Skip to content

pg-upgrade command could leave upgrades in a bad state

Problem Description

Restating the problem discovered during remediation from testing: gitlab-org/release/tasks#10168 (closed)

  1. The gitlab-ctl pg-upgrade command was run, but failed after hitting the default 600 second timeout

This left me wondering what did and did not completed. Since this should be an idempotent command, I simply ran it a second time.

# gitlab-ctl pg-upgrade
Checking for an omnibus managed postgresql: OK
Checking if postgresql['version'] is set: OK
Checking if we already upgraded: OK
The latest version 14.11 is already running, nothing to do

The above output isn't actually true. We never ran steps 7-12 on this documentation: https://docs.gitlab.com/omnibus/settings/database.html#upgrade-packaged-postgresql-server.
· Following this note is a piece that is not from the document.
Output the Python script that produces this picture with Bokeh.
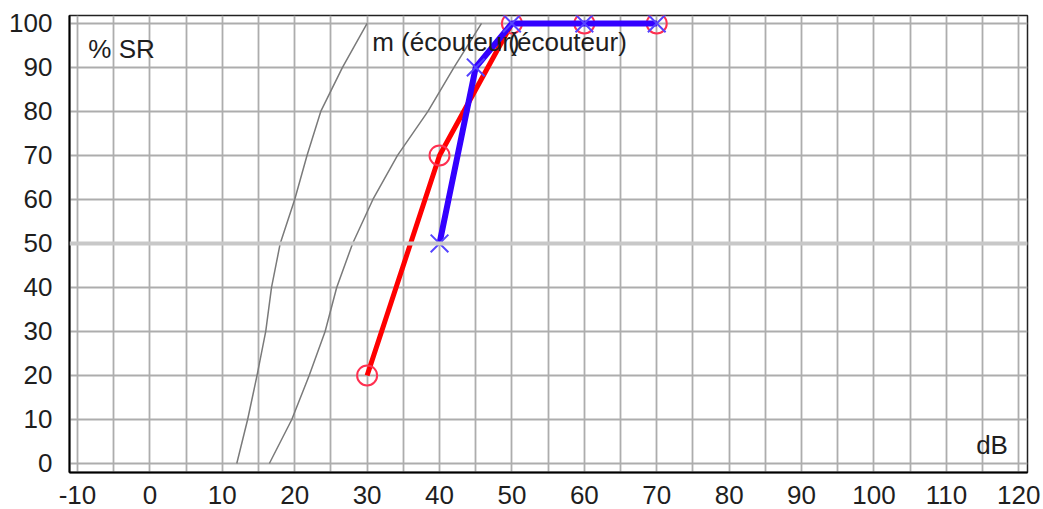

The upgrade to the binaries occurred, but the data migration did not, the service was not running, and any database specific migrations/configurations were not pushed into place.

If an end user saw this, they could assume that steps continued running in the background leading them to believe that all is well. However, when running a gitlab-ctl status, they'll note that no only is postgres not running, but so are half of the other services that are stopped on purpose for the upgrade. If a user were to run gitlab-ctl start, Postgres version N+1 would be running against the old database content! This could be a dangerous situation depending on the change to Postgres.

We should revisit the UX for this command to ensure it is safe for users that rely on this.